■ AIM OF THE EXERCISE: Scan the records below. List lines holding "page".

■ DATASET EXTRACT:
━━━━━━━━━━━━━━━━━━━━

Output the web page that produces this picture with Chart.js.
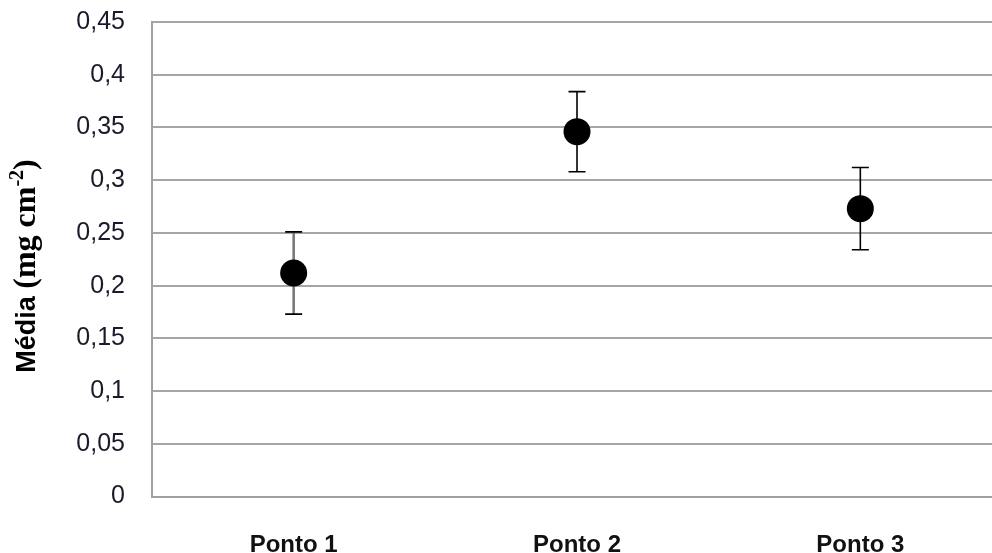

━━━━━━━━━━━━━━━━━━━━

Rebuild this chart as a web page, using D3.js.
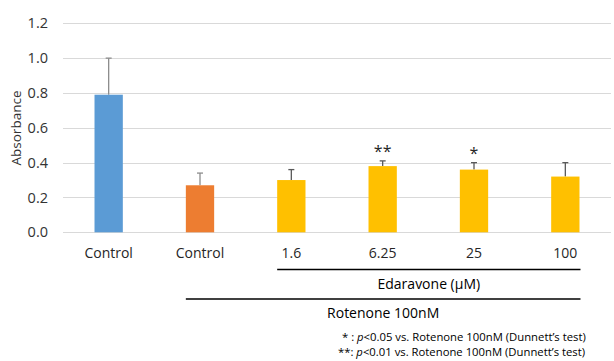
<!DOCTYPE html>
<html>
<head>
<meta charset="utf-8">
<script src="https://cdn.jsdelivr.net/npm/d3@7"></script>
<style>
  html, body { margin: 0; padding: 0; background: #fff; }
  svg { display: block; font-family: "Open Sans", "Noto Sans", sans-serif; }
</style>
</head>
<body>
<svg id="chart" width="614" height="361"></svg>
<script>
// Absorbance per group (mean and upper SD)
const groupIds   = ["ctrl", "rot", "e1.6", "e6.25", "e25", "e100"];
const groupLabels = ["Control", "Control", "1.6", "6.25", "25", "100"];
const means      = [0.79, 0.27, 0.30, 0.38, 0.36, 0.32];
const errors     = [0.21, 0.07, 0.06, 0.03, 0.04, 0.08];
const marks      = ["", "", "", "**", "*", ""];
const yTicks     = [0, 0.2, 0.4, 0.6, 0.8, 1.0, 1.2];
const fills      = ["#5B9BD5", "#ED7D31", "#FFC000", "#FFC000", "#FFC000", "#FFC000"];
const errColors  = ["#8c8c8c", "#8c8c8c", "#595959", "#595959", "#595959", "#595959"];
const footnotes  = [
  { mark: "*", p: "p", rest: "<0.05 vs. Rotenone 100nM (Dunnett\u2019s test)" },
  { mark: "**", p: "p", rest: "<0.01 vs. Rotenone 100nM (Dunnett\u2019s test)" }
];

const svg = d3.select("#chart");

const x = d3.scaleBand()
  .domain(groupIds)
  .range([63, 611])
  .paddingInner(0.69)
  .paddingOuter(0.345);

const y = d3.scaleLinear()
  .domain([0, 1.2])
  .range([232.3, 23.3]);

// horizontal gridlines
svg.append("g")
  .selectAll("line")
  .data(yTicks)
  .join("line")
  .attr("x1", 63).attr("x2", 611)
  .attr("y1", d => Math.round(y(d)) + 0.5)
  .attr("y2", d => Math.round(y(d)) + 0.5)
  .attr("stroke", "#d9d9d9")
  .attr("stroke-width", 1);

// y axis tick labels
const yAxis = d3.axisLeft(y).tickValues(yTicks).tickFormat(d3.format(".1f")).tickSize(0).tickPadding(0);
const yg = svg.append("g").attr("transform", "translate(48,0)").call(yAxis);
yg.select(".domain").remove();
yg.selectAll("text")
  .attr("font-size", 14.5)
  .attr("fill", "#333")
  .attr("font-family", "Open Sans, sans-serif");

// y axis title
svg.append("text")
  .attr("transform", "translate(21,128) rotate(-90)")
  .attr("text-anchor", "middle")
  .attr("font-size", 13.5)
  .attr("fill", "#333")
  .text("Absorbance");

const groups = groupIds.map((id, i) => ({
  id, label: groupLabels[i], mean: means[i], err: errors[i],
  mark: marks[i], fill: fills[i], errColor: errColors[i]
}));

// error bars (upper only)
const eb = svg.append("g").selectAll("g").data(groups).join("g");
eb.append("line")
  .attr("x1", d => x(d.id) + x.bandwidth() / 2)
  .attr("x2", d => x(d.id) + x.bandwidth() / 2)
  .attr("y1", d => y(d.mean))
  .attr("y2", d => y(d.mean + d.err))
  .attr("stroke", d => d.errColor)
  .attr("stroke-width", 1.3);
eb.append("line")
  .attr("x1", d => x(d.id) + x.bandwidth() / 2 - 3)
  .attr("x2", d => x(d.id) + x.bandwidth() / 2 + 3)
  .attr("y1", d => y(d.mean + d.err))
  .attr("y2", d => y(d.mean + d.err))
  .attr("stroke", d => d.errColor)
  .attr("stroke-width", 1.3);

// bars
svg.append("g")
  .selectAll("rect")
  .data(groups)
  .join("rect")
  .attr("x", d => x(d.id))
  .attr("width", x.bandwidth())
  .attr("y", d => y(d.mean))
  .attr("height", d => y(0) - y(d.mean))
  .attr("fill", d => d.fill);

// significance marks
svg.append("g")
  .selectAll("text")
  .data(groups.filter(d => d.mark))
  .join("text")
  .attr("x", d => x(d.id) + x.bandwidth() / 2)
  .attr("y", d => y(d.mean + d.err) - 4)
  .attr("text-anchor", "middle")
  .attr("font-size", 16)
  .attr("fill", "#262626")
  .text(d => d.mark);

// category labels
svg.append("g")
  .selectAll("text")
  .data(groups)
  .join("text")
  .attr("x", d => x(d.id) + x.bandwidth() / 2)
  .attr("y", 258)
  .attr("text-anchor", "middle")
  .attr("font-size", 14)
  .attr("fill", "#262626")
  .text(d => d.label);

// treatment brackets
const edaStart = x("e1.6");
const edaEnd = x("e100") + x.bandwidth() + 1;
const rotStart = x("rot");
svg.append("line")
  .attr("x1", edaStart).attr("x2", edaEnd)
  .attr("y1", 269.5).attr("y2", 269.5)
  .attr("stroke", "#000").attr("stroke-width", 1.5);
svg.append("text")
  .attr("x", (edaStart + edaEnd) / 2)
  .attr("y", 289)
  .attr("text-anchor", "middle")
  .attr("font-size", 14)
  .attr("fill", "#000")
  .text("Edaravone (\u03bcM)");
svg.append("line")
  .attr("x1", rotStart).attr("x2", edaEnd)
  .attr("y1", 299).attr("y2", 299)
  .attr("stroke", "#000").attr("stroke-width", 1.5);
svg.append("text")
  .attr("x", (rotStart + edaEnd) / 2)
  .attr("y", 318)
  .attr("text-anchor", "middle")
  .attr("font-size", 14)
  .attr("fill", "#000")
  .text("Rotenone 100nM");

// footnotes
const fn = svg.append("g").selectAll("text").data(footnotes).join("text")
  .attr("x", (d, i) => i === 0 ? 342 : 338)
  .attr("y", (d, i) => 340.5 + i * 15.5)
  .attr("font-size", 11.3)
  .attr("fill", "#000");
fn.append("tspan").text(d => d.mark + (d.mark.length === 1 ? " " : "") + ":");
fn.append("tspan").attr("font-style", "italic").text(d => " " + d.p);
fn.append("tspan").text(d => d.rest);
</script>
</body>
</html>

━━━━━━━━━━━━━━━━━━━━

■ ANSWER BELOW:
Output the web page that produces this picture with Chart.js.
Rebuild this chart as a web page, using D3.js.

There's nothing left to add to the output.